El problema práctico consiste evidentemente en saber cómo es posible poner en marcha este tipo de “limitaciones institucionales al poder ejecutivo” partiendo de una situación en la que ya imperan las redes clientelares, el funcionamiento parcial de las instituciones de gobierno y un sentimiento de desconfianza hacia los demás y hacia las instituciones públicas. Sin lugar a dudas, la situación de crisis en la que estamos instalados y, sobre todo, los niveles que ha alcanzado la preocupación por la corrupción en nuestro país, abren una ventana de oportunidad para llevar a cabo las reformas adecuadas. Pero si las medidas anticorrupción no garantizan verdaderamente la estrategia de la limitación efectiva del poder de los gobiernos, el riesgo que corremos es caer en una política lampedusiana de apuesta fingida por la reforma que tendrá consecuencias graves.

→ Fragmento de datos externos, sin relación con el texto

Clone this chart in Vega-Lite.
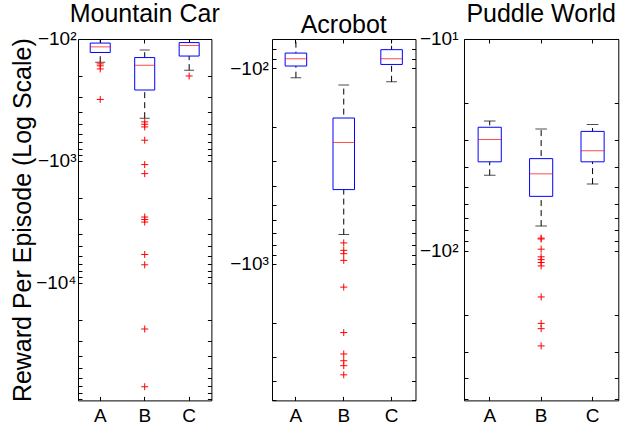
{
  "$schema": "https://vega.github.io/schema/vega-lite/v6.json",
  "padding": {"left": 10, "top": 1, "right": 0, "bottom": 0},
  "datasets": {
    "stats": [
      {"env": "MC", "alg": "A", "lo": -155, "q1": -129, "med": -116, "q3": -108, "hi": -101},
      {"env": "MC", "alg": "B", "lo": -446, "q1": -262, "med": -164, "q3": -142, "hi": -123},
      {"env": "MC", "alg": "C", "lo": -180, "q1": -138, "med": -113, "q3": -107, "hi": -100.5},
      {"env": "AC", "alg": "A", "lo": -112, "q1": -97.6, "med": -89.6, "q3": -83.8, "hi": -68},
      {"env": "AC", "alg": "B", "lo": -710, "q1": -418, "med": -240, "q3": -180, "hi": -122},
      {"env": "AC", "alg": "C", "lo": -117.5, "q1": -95.8, "med": -89.6, "q3": -80.5, "hi": -66},
      {"env": "PW", "alg": "A", "lo": -44, "q1": -38, "med": -29.8, "q3": -26.1, "hi": -24.4},
      {"env": "PW", "alg": "B", "lo": -76.4, "q1": -55.3, "med": -43.3, "q3": -36.7, "hi": -26.6},
      {"env": "PW", "alg": "C", "lo": -48.4, "q1": -38, "med": -33.7, "q3": -27.3, "hi": -25.3}
    ],
    "outliers": [
      {"env": "MC", "alg": "A", "v": -160}, {"env": "MC", "alg": "A", "v": -166}, {"env": "MC", "alg": "A", "v": -176}, {"env": "MC", "alg": "A", "v": -313},
      {"env": "MC", "alg": "B", "v": -478}, {"env": "MC", "alg": "B", "v": -500}, {"env": "MC", "alg": "B", "v": -526}, {"env": "MC", "alg": "B", "v": -676},
      {"env": "MC", "alg": "B", "v": -1071}, {"env": "MC", "alg": "B", "v": -1271}, {"env": "MC", "alg": "B", "v": -2886}, {"env": "MC", "alg": "B", "v": -3020},
      {"env": "MC", "alg": "B", "v": -3170}, {"env": "MC", "alg": "B", "v": -5850}, {"env": "MC", "alg": "B", "v": -7110}, {"env": "MC", "alg": "B", "v": -23900},
      {"env": "MC", "alg": "B", "v": -71100},
      {"env": "MC", "alg": "C", "v": -201},
      {"env": "AC", "alg": "B", "v": -783}, {"env": "AC", "alg": "B", "v": -855}, {"env": "AC", "alg": "B", "v": -889}, {"env": "AC", "alg": "B", "v": -962},
      {"env": "AC", "alg": "B", "v": -1318}, {"env": "AC", "alg": "B", "v": -2250}, {"env": "AC", "alg": "B", "v": -2895}, {"env": "AC", "alg": "B", "v": -3135},
      {"env": "AC", "alg": "B", "v": -3323}, {"env": "AC", "alg": "B", "v": -3700},
      {"env": "PW", "alg": "B", "v": -87.1}, {"env": "PW", "alg": "B", "v": -87.9}, {"env": "PW", "alg": "B", "v": -98.2}, {"env": "PW", "alg": "B", "v": -106.7},
      {"env": "PW", "alg": "B", "v": -110}, {"env": "PW", "alg": "B", "v": -113.5}, {"env": "PW", "alg": "B", "v": -117.8}, {"env": "PW", "alg": "B", "v": -165},
      {"env": "PW", "alg": "B", "v": -220}, {"env": "PW", "alg": "B", "v": -233}, {"env": "PW", "alg": "B", "v": -281}
    ]
  },
  "hconcat": [
    {
      "width": 133.4, "height": 361.4,
      "title": {"text": "Mountain Car", "fontSize": 25, "fontWeight": "normal", "frame": "group", "anchor": "middle", "baseline": "alphabetic", "offset": -17},
      "resolve": {"axis": {"x": "independent", "y": "independent"}},
      "layer": [
        {"data": {"name": "stats"}, "transform": [{"filter": "datum.env == 'MC'"}],
         "mark": {"type": "rule", "color": "black", "strokeDash": [6, 4], "strokeWidth": 1, "clip": true},
         "encoding": {
           "x": {"field": "alg", "type": "nominal", "scale": {"domain": ["A", "B", "C"], "paddingInner": 0, "paddingOuter": 0},
                 "axis": {"orient": "bottom", "title": null, "labelAngle": 0, "labelFontSize": 19, "tickSize": -4, "labelPadding": 10, "domain": false, "minExtent": 0}},
           "y": {"field": "lo", "type": "quantitative", "scale": {"type": "log", "domain": [-92000, -100], "nice": false},
                 "axis": {"orient": "left", "title": "Reward Per Episode (Log Scale)", "titleFontSize": 25, "titleFontWeight": "normal", "titlePadding": 0,
                          "labelFontSize": 19, "tickSize": -4, "labelPadding": 6, "domain": false, "grid": false, "labelOverlap": false, "labelFlush": false, "tickCount": 10, "minExtent": 0,
                          "labelExpr": "abs(datum.value) == 10 ? '−10¹' : abs(datum.value) == 100 ? '−10²' : abs(datum.value) == 1000 ? '−10³' : abs(datum.value) == 10000 ? '−10⁴' : ''"}},
           "y2": {"field": "hi"}
         }},
        {"data": {"name": "stats"}, "transform": [{"filter": "datum.env == 'MC'"}],
         "mark": {"type": "bar", "fill": "white", "stroke": "blue", "strokeWidth": 1, "width": {"band": 0.45}},
         "encoding": {
           "x": {"field": "alg", "type": "nominal", "axis": {"orient": "top", "title": null, "labels": false, "tickSize": -4, "domain": false, "minExtent": 0}},
           "y": {"field": "q1", "type": "quantitative", "axis": {"orient": "right", "title": null, "labels": false, "tickSize": -4, "domain": false, "grid": false, "tickCount": 10, "minExtent": 16}},
           "y2": {"field": "q3"}
         }},
        {"data": {"name": "stats"}, "transform": [{"filter": "datum.env == 'MC'"}],
         "mark": {"type": "tick", "color": "red", "size": 20, "thickness": 1},
         "encoding": {"x": {"field": "alg", "type": "nominal", "axis": null}, "y": {"field": "med", "type": "quantitative", "axis": null}}},
        {"data": {"name": "stats"}, "transform": [{"filter": "datum.env == 'MC'"}, {"fold": ["lo", "hi"], "as": ["k", "cap"]}],
         "mark": {"type": "tick", "color": "black", "size": 10, "thickness": 1, "clip": true},
         "encoding": {"x": {"field": "alg", "type": "nominal", "axis": null}, "y": {"field": "cap", "type": "quantitative", "axis": null}}},
        {"data": {"name": "outliers"}, "transform": [{"filter": "datum.env == 'MC'"}],
         "mark": {"type": "point", "shape": "M-1,0L1,0M0,-1L0,1", "filled": false, "color": "red", "size": 49, "strokeWidth": 1, "opacity": 1},
         "encoding": {"x": {"field": "alg", "type": "nominal", "axis": null}, "y": {"field": "v", "type": "quantitative", "axis": null}}}
      ]
    },
    {
      "width": 143.5, "height": 361.4,
      "title": {"text": "Acrobot", "fontSize": 25, "fontWeight": "normal", "frame": "group", "anchor": "middle", "baseline": "alphabetic", "offset": -20},
      "resolve": {"axis": {"x": "independent", "y": "independent"}},
      "layer": [
        {"data": {"name": "stats"}, "transform": [{"filter": "datum.env == 'AC'"}],
         "mark": {"type": "rule", "color": "black", "strokeDash": [6, 4], "strokeWidth": 1, "clip": true},
         "encoding": {
           "x": {"field": "alg", "type": "nominal", "scale": {"domain": ["A", "B", "C"], "paddingInner": 0, "paddingOuter": 0},
                 "axis": {"orient": "bottom", "title": null, "labelAngle": 0, "labelFontSize": 19, "tickSize": -4, "labelPadding": 10, "domain": false, "minExtent": 0}},
           "y": {"field": "lo", "type": "quantitative", "scale": {"type": "log", "domain": [-5000, -71], "nice": false},
                 "axis": {"orient": "left", "title": null,
                          "labelFontSize": 19, "tickSize": -4, "labelPadding": 7.7, "domain": false, "grid": false, "labelOverlap": false, "labelFlush": false, "tickCount": 10, "minExtent": 0,
                          "labelExpr": "abs(datum.value) == 10 ? '−10¹' : abs(datum.value) == 100 ? '−10²' : abs(datum.value) == 1000 ? '−10³' : abs(datum.value) == 10000 ? '−10⁴' : ''"}},
           "y2": {"field": "hi"}
         }},
        {"data": {"name": "stats"}, "transform": [{"filter": "datum.env == 'AC'"}],
         "mark": {"type": "bar", "fill": "white", "stroke": "blue", "strokeWidth": 1, "width": {"band": 0.45}},
         "encoding": {
           "x": {"field": "alg", "type": "nominal", "axis": {"orient": "top", "title": null, "labels": false, "tickSize": -4, "domain": false, "minExtent": 0}},
           "y": {"field": "q1", "type": "quantitative", "axis": {"orient": "right", "title": null, "labels": false, "tickSize": -4, "domain": false, "grid": false, "tickCount": 10, "minExtent": 0}},
           "y2": {"field": "q3"}
         }},
        {"data": {"name": "stats"}, "transform": [{"filter": "datum.env == 'AC'"}],
         "mark": {"type": "tick", "color": "red", "size": 21.5, "thickness": 1},
         "encoding": {"x": {"field": "alg", "type": "nominal", "axis": null}, "y": {"field": "med", "type": "quantitative", "axis": null}}},
        {"data": {"name": "stats"}, "transform": [{"filter": "datum.env == 'AC'"}, {"fold": ["lo", "hi"], "as": ["k", "cap"]}, {"filter": "datum.cap < -71"}],
         "mark": {"type": "tick", "color": "black", "size": 10.7, "thickness": 1, "clip": true},
         "encoding": {"x": {"field": "alg", "type": "nominal", "axis": null}, "y": {"field": "cap", "type": "quantitative", "axis": null}}},
        {"data": {"name": "outliers"}, "transform": [{"filter": "datum.env == 'AC'"}],
         "mark": {"type": "point", "shape": "M-1,0L1,0M0,-1L0,1", "filled": false, "color": "red", "size": 49, "strokeWidth": 1, "opacity": 1},
         "encoding": {"x": {"field": "alg", "type": "nominal", "axis": null}, "y": {"field": "v", "type": "quantitative", "axis": null}}}
      ]
    },
    {
      "width": 154.3, "height": 361.4,
      "title": {"text": "Puddle World", "fontSize": 25, "fontWeight": "normal", "frame": "group", "anchor": "middle", "baseline": "alphabetic", "offset": -17},
      "resolve": {"axis": {"x": "independent", "y": "independent"}},
      "layer": [
        {"data": {"name": "stats"}, "transform": [{"filter": "datum.env == 'PW'"}],
         "mark": {"type": "rule", "color": "black", "strokeDash": [6, 4], "strokeWidth": 1, "clip": true},
         "encoding": {
           "x": {"field": "alg", "type": "nominal", "scale": {"domain": ["A", "B", "C"], "paddingInner": 0, "paddingOuter": 0},
                 "axis": {"orient": "bottom", "title": null, "labelAngle": 0, "labelFontSize": 19, "tickSize": -4, "labelPadding": 10, "domain": false, "minExtent": 0}},
           "y": {"field": "lo", "type": "quantitative", "scale": {"type": "log", "domain": [-508, -10], "nice": false},
                 "axis": {"orient": "left", "title": null,
                          "labelFontSize": 19, "tickSize": -4, "labelPadding": 10, "domain": false, "grid": false, "labelOverlap": false, "labelFlush": false, "tickCount": 10, "minExtent": 0,
                          "labelExpr": "abs(datum.value) == 10 ? '−10¹' : abs(datum.value) == 100 ? '−10²' : abs(datum.value) == 1000 ? '−10³' : abs(datum.value) == 10000 ? '−10⁴' : ''"}},
           "y2": {"field": "hi"}
         }},
        {"data": {"name": "stats"}, "transform": [{"filter": "datum.env == 'PW'"}],
         "mark": {"type": "bar", "fill": "white", "stroke": "blue", "strokeWidth": 1, "width": {"band": 0.45}},
         "encoding": {
           "x": {"field": "alg", "type": "nominal", "axis": {"orient": "top", "title": null, "labels": false, "tickSize": -4, "domain": false, "minExtent": 0}},
           "y": {"field": "q1", "type": "quantitative", "axis": {"orient": "right", "title": null, "labels": false, "tickSize": -4, "domain": false, "grid": false, "tickCount": 10, "minExtent": 0}},
           "y2": {"field": "q3"}
         }},
        {"data": {"name": "stats"}, "transform": [{"filter": "datum.env == 'PW'"}],
         "mark": {"type": "tick", "color": "red", "size": 23.2, "thickness": 1},
         "encoding": {"x": {"field": "alg", "type": "nominal", "axis": null}, "y": {"field": "med", "type": "quantitative", "axis": null}}},
        {"data": {"name": "stats"}, "transform": [{"filter": "datum.env == 'PW'"}, {"fold": ["lo", "hi"], "as": ["k", "cap"]}],
         "mark": {"type": "tick", "color": "black", "size": 11.6, "thickness": 1, "clip": true},
         "encoding": {"x": {"field": "alg", "type": "nominal", "axis": null}, "y": {"field": "cap", "type": "quantitative", "axis": null}}},
        {"data": {"name": "outliers"}, "transform": [{"filter": "datum.env == 'PW'"}],
         "mark": {"type": "point", "shape": "M-1,0L1,0M0,-1L0,1", "filled": false, "color": "red", "size": 49, "strokeWidth": 1, "opacity": 1},
         "encoding": {"x": {"field": "alg", "type": "nominal", "axis": null}, "y": {"field": "v", "type": "quantitative", "axis": null}}}
      ]
    }
  ],
  "spacing": 1,
  "config": {
    "font": "Liberation Sans",
    "view": {"stroke": "black", "strokeWidth": 1},
    "axis": {"labelColor": "black", "tickColor": "black", "titleColor": "black", "labelFont": "Liberation Sans", "titleFont": "Liberation Sans"},
    "title": {"color": "black", "font": "Liberation Sans"}
  }
}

Si se trata de reducir la desconfianza ciudadana en la política y los políticos aparentando unos cambios para que en el fondo “todo siga igual”, el peligro es que acabemos una vez más a la italiana, es decir, con un efecto bumerán que acabará disparando aún más la desconfianza.

Pero conviene recordar también que estas reformas institucionales deben necesariamente ir acompañadas por unas actitudes ciudadanas mayoritarias que apuesten claramente por la promoción de la integridad pública y la exigencia del funcionamiento imparcial de las instituciones de gobierno. Sin ese mayor grado de compromiso cívico de los ciudadanos, cualquier reforma institucional estará abocada al fracaso.